>> Start

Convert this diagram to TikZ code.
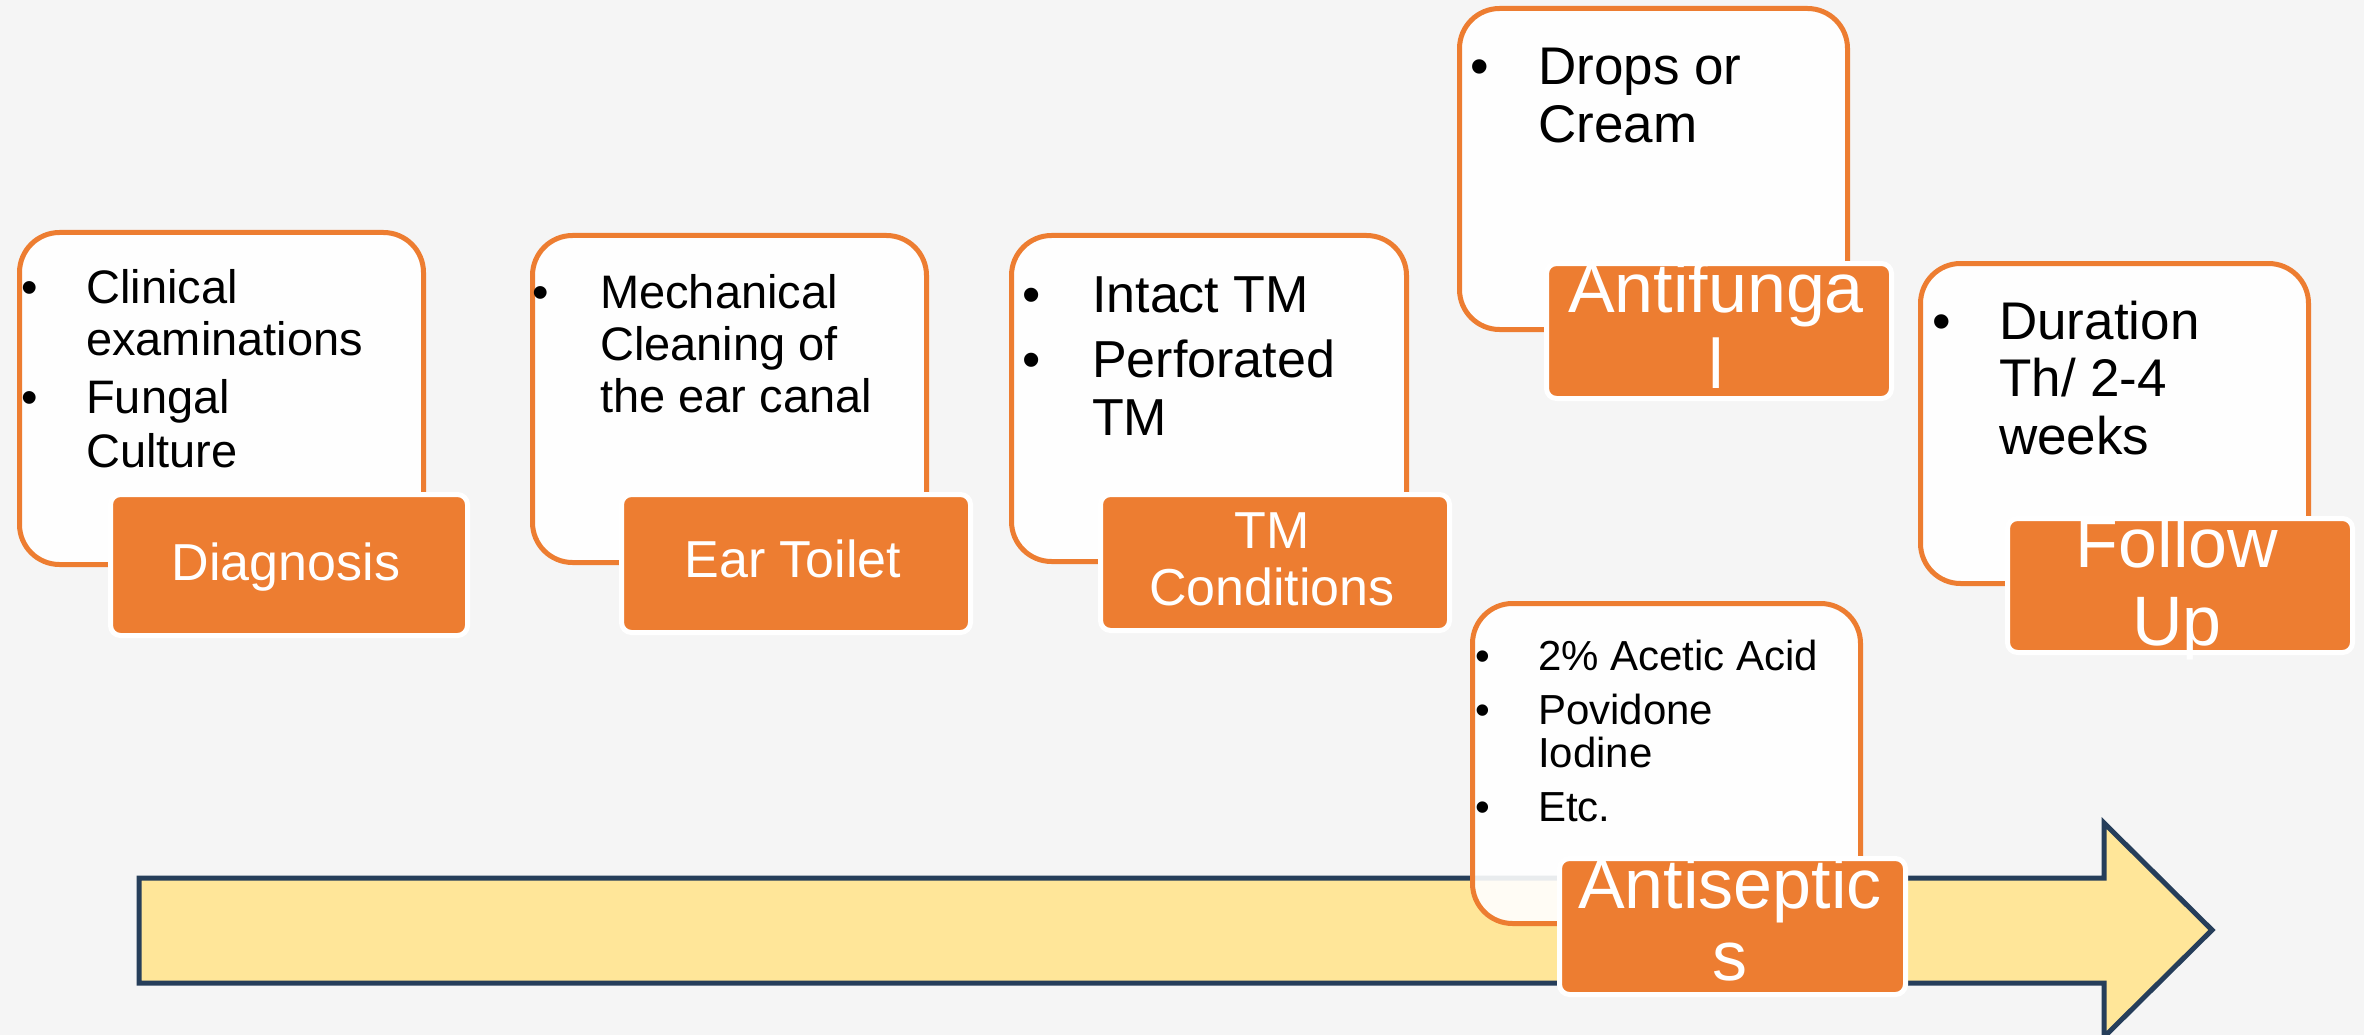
\documentclass[tikz,border=0pt]{standalone}
\usepackage{fontspec}
\setmainfont{Liberation Sans}
\definecolor{orng}{HTML}{ED7D31}
\definecolor{bgc}{HTML}{F5F5F5}
\definecolor{arrfill}{HTML}{FFE699}
\definecolor{arrline}{HTML}{263E5A}
\begin{document}
\begin{tikzpicture}[x=1pt,y=-1pt,
  wbox/.style={draw=orng, line width=5pt, fill=white, fill opacity=0.9, rounded corners=40pt, inner sep=0pt, anchor=north west},
  obox/.style={draw=white, line width=5pt, fill=orng, rounded corners=10pt, inner sep=0pt, anchor=north west},
  ta/.style={anchor=base west, inner sep=0pt, font=\fontsize{47}{56}\selectfont},
  tb/.style={anchor=base west, inner sep=0pt, font=\fontsize{52}{60}\selectfont},
  tc/.style={anchor=base west, inner sep=0pt, font=\fontsize{53}{60}\selectfont},
  td/.style={anchor=base west, inner sep=0pt, font=\fontsize{42}{50}\selectfont},
  la/.style={anchor=base, inner sep=0pt, text=white, font=\fontsize{52}{60}\selectfont},
  lb/.style={anchor=base, inner sep=0pt, text=white, font=\fontsize{70}{78}\selectfont}]
% background / bounding box
\fill[bgc] (0,0) rectangle (2364,1035);
\useasboundingbox (0,0) rectangle (2364,1035);
% timeline arrow
\draw[arrline, fill=arrfill, line width=5pt, line join=miter]
  (139,878) -- (2104,878) -- (2104,823) -- (2212,930) -- (2104,1037) -- (2104,983) -- (139,983) -- cycle;
% white content boxes
\node[wbox, minimum width=404pt, minimum height=332pt] (wdiag) at (17,230) {};
\node[wbox, minimum width=394pt, minimum height=327pt] (wear) at (530,233) {};
\node[wbox, minimum width=395pt, minimum height=326pt] (wtm) at (1009,233) {};
\node[wbox, minimum width=388pt, minimum height=321pt] (wanf) at (1457,6) {};
\node[wbox, minimum width=388pt, minimum height=320pt] (wfol) at (1918,261) {};
\node[wbox, minimum width=388pt, minimum height=320pt] (wants) at (1470,601) {};
% orange label boxes
\node[obox, minimum width=357pt, minimum height=141pt] (odiag) at (108,492) {};
\node[obox, minimum width=349pt, minimum height=138pt] (oear) at (619,492) {};
\node[obox, minimum width=349pt, minimum height=136pt] (otm) at (1098,492) {};
\node[obox, minimum width=345pt, minimum height=135pt] (oanf) at (1544,261) {};
\node[obox, minimum width=345pt, minimum height=134pt] (ofol) at (2005,516) {};
\node[obox, minimum width=346pt, minimum height=136pt] (oants) at (1557,856) {};
% Diagnosis texts
\node[ta] (d1b) at (21,303) {•};
\node[ta] (d1) at (86,303) {Clinical};
\node[ta] (d2) at (86,355) {examinations};
\node[ta] (d3b) at (21,413) {•};
\node[ta] (d3) at (86,413) {Fungal};
\node[ta] (d4) at (86,467) {Culture};
% Ear toilet texts
\node[ta] (e1b) at (532,308) {•};
\node[ta] (e1) at (600,308) {Mechanical};
\node[ta] (e2) at (600,360) {Cleaning of};
\node[ta] (e3) at (600,412) {the ear canal};
% TM texts
\node[tb] (t1b) at (1022,312) {•};
\node[tb] (t1) at (1092,312) {Intact TM};
\node[tb] (t2b) at (1022,377) {•};
\node[tb] (t2) at (1092,377) {Perforated};
\node[tb] (t3) at (1092,435) {TM};
% Antifungal texts
\node[tc] (a1b) at (1470,85) {•};
\node[tc] (a1) at (1538,85) {Drops or};
\node[tc] (a2) at (1538,143) {Cream};
% Follow up texts
\node[tc] (f1b) at (1932,339) {•};
\node[tc] (f1) at (1999,339) {Duration};
\node[tc] (f2) at (1999,396) {Th/ 2-4};
\node[tc] (f3) at (1999,454) {weeks};
% Antiseptics texts
\node[td] (s1b) at (1475,670) {•};
\node[td] (s1) at (1538,670) {2\% Acetic Acid};
\node[td] (s2b) at (1475,724) {•};
\node[td] (s2) at (1538,724) {Povidone};
\node[td] (s3) at (1538,767) {Iodine};
\node[td] (s4b) at (1475,821) {•};
\node[td] (s4) at (1538,821) {Etc.};
% orange labels
\node[la] (ld) at (286,580) {Diagnosis};
\node[la] (le) at (793,577) {Ear Toilet};
\node[la] (lt1) at (1272,548) {TM};
\node[la] (lt2) at (1272,605) {Conditions};
\node[lb] (lf1) at (1716,312) {Antifunga};
\node[lb] (lf2) at (1716,388) {l};
\node[lb] (lu1) at (2177,567) {Follow};
\node[lb] (lu2) at (2177,645) {Up};
\node[lb] (ls1) at (1730,908) {Antiseptic};
\node[lb] (ls2) at (1730,980) {s};
\end{tikzpicture}
\end{document}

>> End

- Exercise task:
Each line of the material must be retyped exactly, except that images are omitted.

- Task result:
Convert this diagram to TikZ code.
\documentclass[tikz,border=0pt]{standalone}
\usepackage{fontspec}
\setmainfont{Liberation Sans}
\definecolor{orng}{HTML}{ED7D31}
\definecolor{bgc}{HTML}{F5F5F5}
\definecolor{arrfill}{HTML}{FFE699}
\definecolor{arrline}{HTML}{263E5A}
\begin{document}
\begin{tikzpicture}[x=1pt,y=-1pt,
  wbox/.style={draw=orng, line width=5pt, fill=white, fill opacity=0.9, rounded corners=40pt, inner sep=0pt, anchor=north west},
  obox/.style={draw=white, line width=5pt, fill=orng, rounded corners=10pt, inner sep=0pt, anchor=north west},
  ta/.style={anchor=base west, inner sep=0pt, font=\fontsize{47}{56}\selectfont},
  tb/.style={anchor=base west, inner sep=0pt, font=\fontsize{52}{60}\selectfont},
  tc/.style={anchor=base west, inner sep=0pt, font=\fontsize{53}{60}\selectfont},
  td/.style={anchor=base west, inner sep=0pt, font=\fontsize{42}{50}\selectfont},
  la/.style={anchor=base, inner sep=0pt, text=white, font=\fontsize{52}{60}\selectfont},
  lb/.style={anchor=base, inner sep=0pt, text=white, font=\fontsize{70}{78}\selectfont}]
% background / bounding box
\fill[bgc] (0,0) rectangle (2364,1035);
\useasboundingbox (0,0) rectangle (2364,1035);
% timeline arrow
\draw[arrline, fill=arrfill, line width=5pt, line join=miter]
  (139,878) -- (2104,878) -- (2104,823) -- (2212,930) -- (2104,1037) -- (2104,983) -- (139,983) -- cycle;
% white content boxes
\node[wbox, minimum width=404pt, minimum height=332pt] (wdiag) at (17,230) {};
\node[wbox, minimum width=394pt, minimum height=327pt] (wear) at (530,233) {};
\node[wbox, minimum width=395pt, minimum height=326pt] (wtm) at (1009,233) {};
\node[wbox, minimum width=388pt, minimum height=321pt] (wanf) at (1457,6) {};
\node[wbox, minimum width=388pt, minimum height=320pt] (wfol) at (1918,261) {};
\node[wbox, minimum width=388pt, minimum height=320pt] (wants) at (1470,601) {};
% orange label boxes
\node[obox, minimum width=357pt, minimum height=141pt] (odiag) at (108,492) {};
\node[obox, minimum width=349pt, minimum height=138pt] (oear) at (619,492) {};
\node[obox, minimum width=349pt, minimum height=136pt] (otm) at (1098,492) {};
\node[obox, minimum width=345pt, minimum height=135pt] (oanf) at (1544,261) {};
\node[obox, minimum width=345pt, minimum height=134pt] (ofol) at (2005,516) {};
\node[obox, minimum width=346pt, minimum height=136pt] (oants) at (1557,856) {};
% Diagnosis texts
\node[ta] (d1b) at (21,303) {•};
\node[ta] (d1) at (86,303) {Clinical};
\node[ta] (d2) at (86,355) {examinations};
\node[ta] (d3b) at (21,413) {•};
\node[ta] (d3) at (86,413) {Fungal};
\node[ta] (d4) at (86,467) {Culture};
% Ear toilet texts
\node[ta] (e1b) at (532,308) {•};
\node[ta] (e1) at (600,308) {Mechanical};
\node[ta] (e2) at (600,360) {Cleaning of};
\node[ta] (e3) at (600,412) {the ear canal};
% TM texts
\node[tb] (t1b) at (1022,312) {•};
\node[tb] (t1) at (1092,312) {Intact TM};
\node[tb] (t2b) at (1022,377) {•};
\node[tb] (t2) at (1092,377) {Perforated};
\node[tb] (t3) at (1092,435) {TM};
% Antifungal texts
\node[tc] (a1b) at (1470,85) {•};
\node[tc] (a1) at (1538,85) {Drops or};
\node[tc] (a2) at (1538,143) {Cream};
% Follow up texts
\node[tc] (f1b) at (1932,339) {•};
\node[tc] (f1) at (1999,339) {Duration};
\node[tc] (f2) at (1999,396) {Th/ 2-4};
\node[tc] (f3) at (1999,454) {weeks};
% Antiseptics texts
\node[td] (s1b) at (1475,670) {•};
\node[td] (s1) at (1538,670) {2\% Acetic Acid};
\node[td] (s2b) at (1475,724) {•};
\node[td] (s2) at (1538,724) {Povidone};
\node[td] (s3) at (1538,767) {Iodine};
\node[td] (s4b) at (1475,821) {•};
\node[td] (s4) at (1538,821) {Etc.};
% orange labels
\node[la] (ld) at (286,580) {Diagnosis};
\node[la] (le) at (793,577) {Ear Toilet};
\node[la] (lt1) at (1272,548) {TM};
\node[la] (lt2) at (1272,605) {Conditions};
\node[lb] (lf1) at (1716,312) {Antifunga};
\node[lb] (lf2) at (1716,388) {l};
\node[lb] (lu1) at (2177,567) {Follow};
\node[lb] (lu2) at (2177,645) {Up};
\node[lb] (ls1) at (1730,908) {Antiseptic};
\node[lb] (ls2) at (1730,980) {s};
\end{tikzpicture}
\end{document}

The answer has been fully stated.